Sponsored by David Schweikert
Medicare Part B currently covers remote monitoring devices like continuous glucose monitors under existing payment rules, but these rules were written before artificial intelligence components became common in such devices. Policymakers and device manufacturers have raised questions about whether current payment guidance adequately addresses how to reimburse devices that use AI to continuously adjust readings or recommendations in real time. The lack of clear guidance has created uncertainty for hospitals, clinics, and device makers about which AI-enhanced monitoring tools qualify for Medicare coverage and at what payment rates. The Secretary of Health and Human Services must issue guidance by January 1, 2027, clarifying Medicare Part B payment requirements for remote monitoring devices that incorporate artificial intelligence components—such as continuous adjustment features—and transmit information to health care providers for patient management and treatment.

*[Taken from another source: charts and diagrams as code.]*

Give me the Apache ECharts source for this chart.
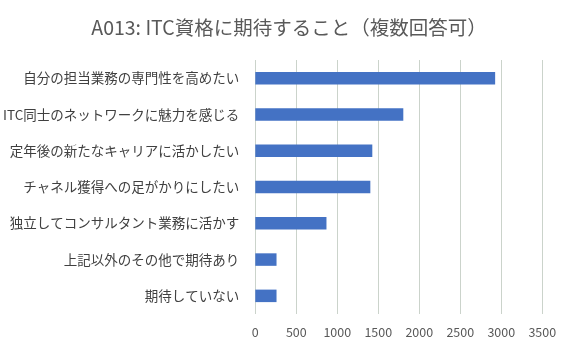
<!DOCTYPE html>
<html>
<head>
<meta charset="utf-8">
<script src="https://cdn.jsdelivr.net/npm/echarts@6/dist/echarts.min.js"></script>
<style>
  html, body { margin: 0; padding: 0; background: #fff; }
  #chart { width: 572px; height: 342px; }
</style>
</head>
<body>
<div id="chart"></div>
<script>
// Categories listed top to bottom
const categories = [
  '自分の担当業務の専門性を高めたい',
  'ITC同士のネットワークに魅力を感じる',
  '定年後の新たなキャリアに活かしたい',
  'チャネル獲得への足がかりにしたい',
  '独立してコンサルタント業務に活かす',
  '上記以外のその他で期待あり',
  '期待していない'
];
const counts = [2925, 1805, 1427, 1403, 868, 259, 259];
const xTicks = [0, 500, 1000, 1500, 2000, 2500, 3000, 3500];

const font = '"Noto Sans CJK JP", "Noto Sans", sans-serif';
const chart = echarts.init(document.getElementById('chart'));
chart.setOption({
  animation: false,
  title: {
    text: 'A013: ITC資格に期待すること（複数回答可）',
    left: 284,
    textAlign: 'center',
    top: 13,
    textStyle: { fontFamily: font, fontSize: 19.5, fontWeight: 'normal', color: '#595959' }
  },
  grid: { left: 254.7, right: 29.7, top: 60, height: 254, containLabel: false },
  xAxis: {
    type: 'value',
    min: xTicks[0],
    max: xTicks[xTicks.length - 1],
    interval: 500,
    axisLine: { show: false },
    axisTick: { show: false },
    axisLabel: {
      color: '#595959', fontSize: 12.5, fontFamily: font, margin: 12,
      formatter: v => String(v)
    },
    splitLine: { lineStyle: { color: '#cbd3cb', width: 1 } }
  },
  yAxis: {
    type: 'category',
    data: categories.slice().reverse(),
    axisLine: { show: false },
    axisTick: { show: false },
    axisLabel: { color: '#404040', fontSize: 13.5, fontFamily: font, margin: 16 }
  },
  series: [{
    type: 'bar',
    data: counts.slice().reverse(),
    barWidth: 12.5,
    itemStyle: { color: '#4472C4' }
  }]
});
</script>
</body>
</html>
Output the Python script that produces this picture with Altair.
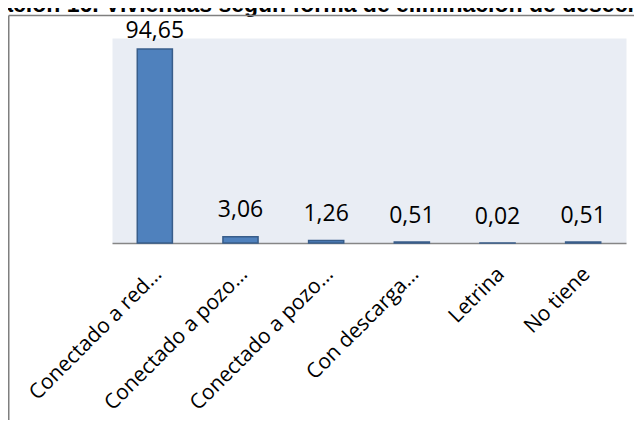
import altair as alt
import pandas as pd

# ---- data ----
labels = ["Conectado a red…", "Conectado a pozo…", "Conectado a pozo…",
          "Con descarga…", "Letrina", "No tiene"]
values = [94.65, 3.06, 1.26, 0.51, 0.02, 0.51]
value_text = ["94,65", "3,06", "1,26", "0,51", "0,02", "0,51"]
title_text = "Ilustración 16. Viviendas según forma de eliminación de desechos"

df = pd.DataFrame({
    "idx": list(range(len(labels))),
    "label": labels,
    "value": values,
    "text": value_text,
})

label_expr = "[" + ",".join("'" + l + "'" for l in labels) + "][datum.value]"

x_enc = alt.X(
    "idx:O",
    scale=alt.Scale(paddingInner=0.59, paddingOuter=0.295),
    axis=alt.Axis(
        title=None, labelExpr=label_expr, labelAngle=315, labelAlign="right",
        labelBaseline="top", labelPadding=20, labelOffset=-4, ticks=False,
        grid=False, domainColor="#868686", domainWidth=1.5,
        labelFont="Open Sans", labelFontSize=21, labelColor="#000000",
        labelOverlap=False, labelLimit=400,
    ),
)
y_scale = alt.Scale(domain=[0, 100], nice=False)

bars = alt.Chart(df).mark_bar(
    color="#4F81BD", stroke="#385D8A", strokeWidth=1.5
).encode(
    x=x_enc,
    y=alt.Y("value:Q", scale=y_scale, axis=None),
)

texts = alt.Chart(df).transform_calculate(
    label_y="min(datum.value + 9.4, 100)"
).mark_text(
    font="Open Sans", fontSize=23, baseline="alphabetic", color="#000000"
).encode(
    x=alt.X("idx:O"),
    y=alt.Y("label_y:Q", scale=y_scale, axis=None),
    text="text:N",
)

title = alt.Chart(pd.DataFrame({"t": [title_text]})).mark_text(
    font="Liberation Sans", fontSize=23, fontWeight="bold", align="left",
    baseline="alphabetic", color="#000000"
).encode(
    x=alt.value(-168), y=alt.value(-26), text="t:N"
)

frame_df = pd.DataFrame({"k": [0]})
frame_left = alt.Chart(frame_df).mark_rule(color="#7F7F7F", strokeWidth=1.5).encode(
    x=alt.value(-103.25), y=alt.value(-22.5), y2=alt.value(420)
)
frame_top = alt.Chart(frame_df).mark_rule(color="#7F7F7F", strokeWidth=1.5).encode(
    x=alt.value(-103.25), x2=alt.value(560), y=alt.value(-22.5)
)

chart = alt.layer(bars, texts, title, frame_left, frame_top).properties(
    width=514,
    height=205,
    padding={"left": 104, "top": 30, "right": 8, "bottom": 177},
    autosize=alt.AutoSizeParams(type="none"),
    background="#FFFFFF",
).configure_view(
    fill="#E9EDF4", strokeOpacity=0, clip=False
)

chart.save("out.html", embed_options={"renderer": "svg", "actions": False})
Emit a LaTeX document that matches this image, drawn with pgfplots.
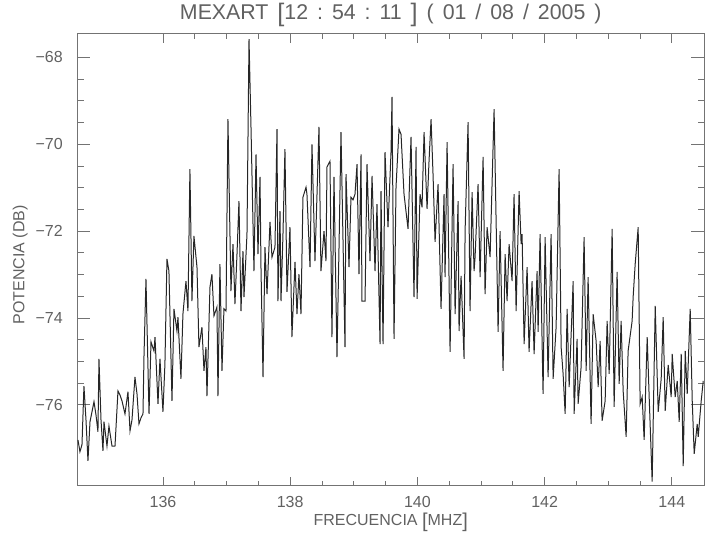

The guidance will use existing communication channels (such as Medicare administrative contractor notices and policy updates) rather than requiring new regulatory processes. The Secretary will establish which AI-enhanced devices meet coverage criteria and how Medicare should reimburse them, bringing clarity to an area where current payment policy is ambiguous. The guidance takes effect by early 2027, giving device manufacturers and health care providers roughly two years to prepare. No new funding is required, as the Secretary will use existing Medicare administrative resources and communication infrastructure. Once issued, the guidance will likely increase Medicare coverage for qualifying AI-enhanced remote monitoring devices, potentially expanding patient access to these technologies while establishing consistent payment standards across the program. Providers will gain clarity on billing practices, and device manufacturers will have a defined pathway for bringing AI-enhanced monitoring tools to market with Medicare reimbursement certainty.
Referred to the Committee on Energy and Commerce, and in addition to the Committee on Ways and Means, for a period to be subsequently determined by the Speaker, in each case for consideration of such provisions as fall within the jurisdiction of the committee concerned.

Sponsored by Andy Biggs
Under current federal law, the Food and Drug Administration (FDA) has authority under Section 503(b) of the Federal Food, Drug, and Cosmetic Act to classify drugs as prescription-only, meaning they can be dispensed only with a doctor's authorization. This classification applies to thousands of medications deemed to require medical supervision due to safety concerns, potential for abuse, or the need for professional monitoring. The FDA's prescription authority has been a cornerstone of drug regulation for decades, balancing public access to medications against concerns about misuse and adverse health outcomes without professional guidance. The Prescription Freedom Act of 2025 repeals the FDA's authority to require that drugs be dispensed only upon prescription. Effective six months after enactment, Section 503(b) of the Federal Food, Drug, and Cosmetic Act is eliminated entirely. The bill redirects all references to federal prescription requirements to state law instead, meaning individual states would determine which drugs require prescriptions within their borders. However, the Secretary of Health and Human Services retains authority to classify drugs intended to terminate pregnancies as prescription-only, creating a narrow exception to the repeal. Once the six-month transition period ends, the federal prescription classification system ceases to exist. Drugs currently classified as prescription-only would become available over-the-counter unless individual states enact their own prescription requirements. This creates a patchwork regulatory environment where a medication's availability varies by state. The bill contains no funding provisions or implementation mechanisms beyond the state-law referral. Existing federal programs that rely on prescription classifications—including Medicare, Medicaid, and insurance coverage rules—would need to adapt to state-level definitions, potentially fragmenting how medications are covered and dispensed across the country.
Referred to the House Committee on Energy and Commerce.